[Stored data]
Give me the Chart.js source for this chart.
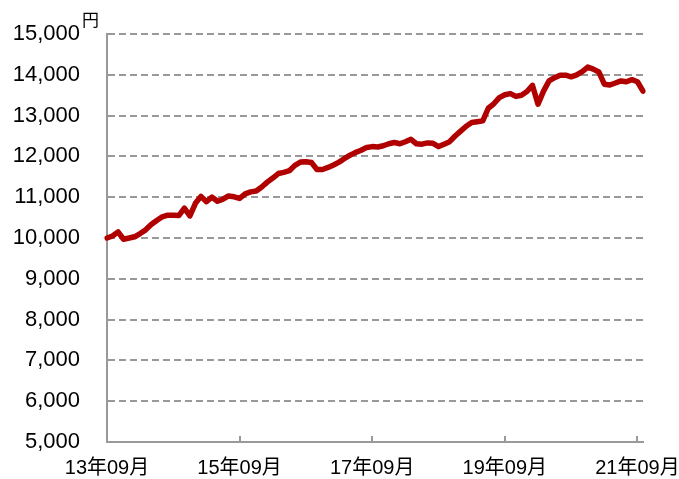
<!DOCTYPE html>
<html>
<head>
<meta charset="utf-8">
<script src="https://cdn.jsdelivr.net/npm/chart.js@4/dist/chart.umd.min.js"></script>
<style>
  body { margin: 0; background: #fff; }
</style>
</head>
<body>
<canvas id="canvas1" width="679" height="479"></canvas>
<script>
// monthly prices from 2013/09
var startYear = 13, startMonth = 9;
var prices = [
  10000, 10050, 10150, 9970, 10000, 10030, 10110, 10200, 10330, 10430,
  10520, 10560, 10560, 10550, 10730, 10540, 10850, 11020, 10890, 11000,
  10900, 10950, 11030, 11010, 10970, 11080, 11130, 11150, 11250, 11370,
  11470, 11580, 11610, 11650, 11780, 11860, 11870, 11850, 11680, 11680,
  11730, 11790, 11860, 11950, 12030, 12100, 12150, 12220, 12240, 12230,
  12260, 12310, 12340, 12310, 12360, 12420, 12310, 12300, 12330, 12320,
  12240, 12300, 12360, 12500, 12620, 12740, 12830, 12850, 12870, 13180,
  13290, 13440, 13510, 13540, 13470, 13500, 13590, 13740, 13280, 13600,
  13850, 13930, 13990, 13990, 13950, 14000, 14080, 14190, 14140, 14070,
  13770, 13750, 13800, 13850, 13830, 13880, 13830, 13600
];
var labelEvery = 24;
var yMin = 5000, yMax = 15000, yStep = 1000;

var months = [];
for (var i = 0; i < prices.length; i++) {
  var m = startMonth - 1 + i;
  var yy = startYear + Math.floor(m / 12);
  var mm = (m % 12) + 1;
  months.push(yy + "年" + (mm < 10 ? "0" + mm : mm) + "月");
}

Chart.defaults.font.family = "'Liberation Sans', Arial, 'Noto Sans CJK JP', sans-serif";
Chart.defaults.color = "#000";

// unit label and small inward ticks on the x axis
var extras = {
  id: "extras",
  afterDraw: function (chart) {
    var ctx = chart.ctx;
    var x = chart.scales.x;
    ctx.save();
    ctx.strokeStyle = "#999";
    ctx.lineWidth = 2;
    ctx.beginPath();
    for (var i = 0; i < prices.length; i += labelEvery) {
      var px = Math.round(x.getPixelForValue(i));
      ctx.moveTo(px, x.top);
      ctx.lineTo(px, x.top - 6);
    }
    ctx.stroke();
    ctx.fillStyle = "#000";
    ctx.font = "17px 'Noto Sans CJK JP', sans-serif";
    ctx.textBaseline = "top";
    ctx.fillText("円", 82, 11);
    ctx.restore();
  }
};

new Chart(document.getElementById("canvas1"), {
  type: "line",
  data: {
    labels: months,
    datasets: [{
      data: prices,
      borderColor: "#B00000",
      borderWidth: 5.5,
      pointRadius: 0,
      tension: 0,
      borderCapStyle: "round",
      borderJoinStyle: "round"
    }]
  },
  options: {
    responsive: false,
    animation: false,
    layout: { padding: { top: 34, right: 36, left: 0, bottom: 0 } },
    plugins: { legend: { display: false }, tooltip: { enabled: false } },
    scales: {
      x: {
        afterFit: function (s) { s.height = 37; s.paddingLeft = 0; s.paddingRight = 0; },
        grid: { display: false, drawTicks: false },
        border: { color: "#999", width: 2 },
        ticks: {
          autoSkip: false,
          maxRotation: 0,
          padding: 14,
          font: { size: 20 },
          callback: function (v, i) { return i % labelEvery === 0 ? months[i] : null; }
        }
      },
      y: {
        min: yMin,
        max: yMax,
        afterFit: function (s) { s.width = 107; s.paddingTop = 0; s.paddingBottom = 0; },
        grid: { color: "#999", lineWidth: 2, drawTicks: false },
        border: { color: "#999", width: 2, dash: [7, 4] },
        ticks: {
          stepSize: yStep,
          padding: 27,
          font: { size: 22 },
          callback: function (v) { return v.toLocaleString("en-US"); }
        }
      }
    }
  },
  plugins: [extras]
});
</script>
</body>
</html>
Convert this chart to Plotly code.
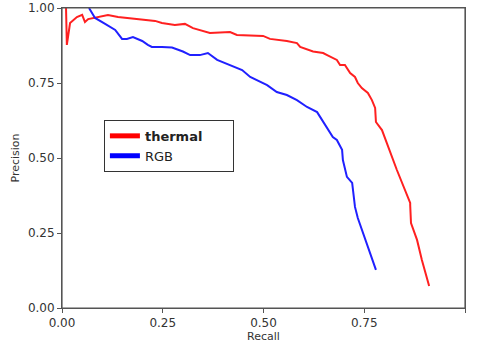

▸ SHORT TASK
Write out the entries above word for word. Do not include the pictures.

▸ FINAL RESULT
Give me the Chart.js source for this chart.
<!DOCTYPE html>
<html>
<head>
<meta charset="utf-8">
<script src="https://cdn.jsdelivr.net/npm/chart.js@4/dist/chart.umd.min.js"></script>
<style>
  body { margin: 0; background: #fff; }
</style>
</head>
<body>
<canvas id="canvas1" width="679" height="479"></canvas>
<script>
// monthly prices from 2013/09
var startYear = 13, startMonth = 9;
var prices = [
  10000, 10050, 10150, 9970, 10000, 10030, 10110, 10200, 10330, 10430,
  10520, 10560, 10560, 10550, 10730, 10540, 10850, 11020, 10890, 11000,
  10900, 10950, 11030, 11010, 10970, 11080, 11130, 11150, 11250, 11370,
  11470, 11580, 11610, 11650, 11780, 11860, 11870, 11850, 11680, 11680,
  11730, 11790, 11860, 11950, 12030, 12100, 12150, 12220, 12240, 12230,
  12260, 12310, 12340, 12310, 12360, 12420, 12310, 12300, 12330, 12320,
  12240, 12300, 12360, 12500, 12620, 12740, 12830, 12850, 12870, 13180,
  13290, 13440, 13510, 13540, 13470, 13500, 13590, 13740, 13280, 13600,
  13850, 13930, 13990, 13990, 13950, 14000, 14080, 14190, 14140, 14070,
  13770, 13750, 13800, 13850, 13830, 13880, 13830, 13600
];
var labelEvery = 24;
var yMin = 5000, yMax = 15000, yStep = 1000;

var months = [];
for (var i = 0; i < prices.length; i++) {
  var m = startMonth - 1 + i;
  var yy = startYear + Math.floor(m / 12);
  var mm = (m % 12) + 1;
  months.push(yy + "年" + (mm < 10 ? "0" + mm : mm) + "月");
}

Chart.defaults.font.family = "'Liberation Sans', Arial, 'Noto Sans CJK JP', sans-serif";
Chart.defaults.color = "#000";

// unit label and small inward ticks on the x axis
var extras = {
  id: "extras",
  afterDraw: function (chart) {
    var ctx = chart.ctx;
    var x = chart.scales.x;
    ctx.save();
    ctx.strokeStyle = "#999";
    ctx.lineWidth = 2;
    ctx.beginPath();
    for (var i = 0; i < prices.length; i += labelEvery) {
      var px = Math.round(x.getPixelForValue(i));
      ctx.moveTo(px, x.top);
      ctx.lineTo(px, x.top - 6);
    }
    ctx.stroke();
    ctx.fillStyle = "#000";
    ctx.font = "17px 'Noto Sans CJK JP', sans-serif";
    ctx.textBaseline = "top";
    ctx.fillText("円", 82, 11);
    ctx.restore();
  }
};

new Chart(document.getElementById("canvas1"), {
  type: "line",
  data: {
    labels: months,
    datasets: [{
      data: prices,
      borderColor: "#B00000",
      borderWidth: 5.5,
      pointRadius: 0,
      tension: 0,
      borderCapStyle: "round",
      borderJoinStyle: "round"
    }]
  },
  options: {
    responsive: false,
    animation: false,
    layout: { padding: { top: 34, right: 36, left: 0, bottom: 0 } },
    plugins: { legend: { display: false }, tooltip: { enabled: false } },
    scales: {
      x: {
        afterFit: function (s) { s.height = 37; s.paddingLeft = 0; s.paddingRight = 0; },
        grid: { display: false, drawTicks: false },
        border: { color: "#999", width: 2 },
        ticks: {
          autoSkip: false,
          maxRotation: 0,
          padding: 14,
          font: { size: 20 },
          callback: function (v, i) { return i % labelEvery === 0 ? months[i] : null; }
        }
      },
      y: {
        min: yMin,
        max: yMax,
        afterFit: function (s) { s.width = 107; s.paddingTop = 0; s.paddingBottom = 0; },
        grid: { color: "#999", lineWidth: 2, drawTicks: false },
        border: { color: "#999", width: 2, dash: [7, 4] },
        ticks: {
          stepSize: yStep,
          padding: 27,
          font: { size: 22 },
          callback: function (v) { return v.toLocaleString("en-US"); }
        }
      }
    }
  },
  plugins: [extras]
});
</script>
</body>
</html>
Convert this chart to Plotly code.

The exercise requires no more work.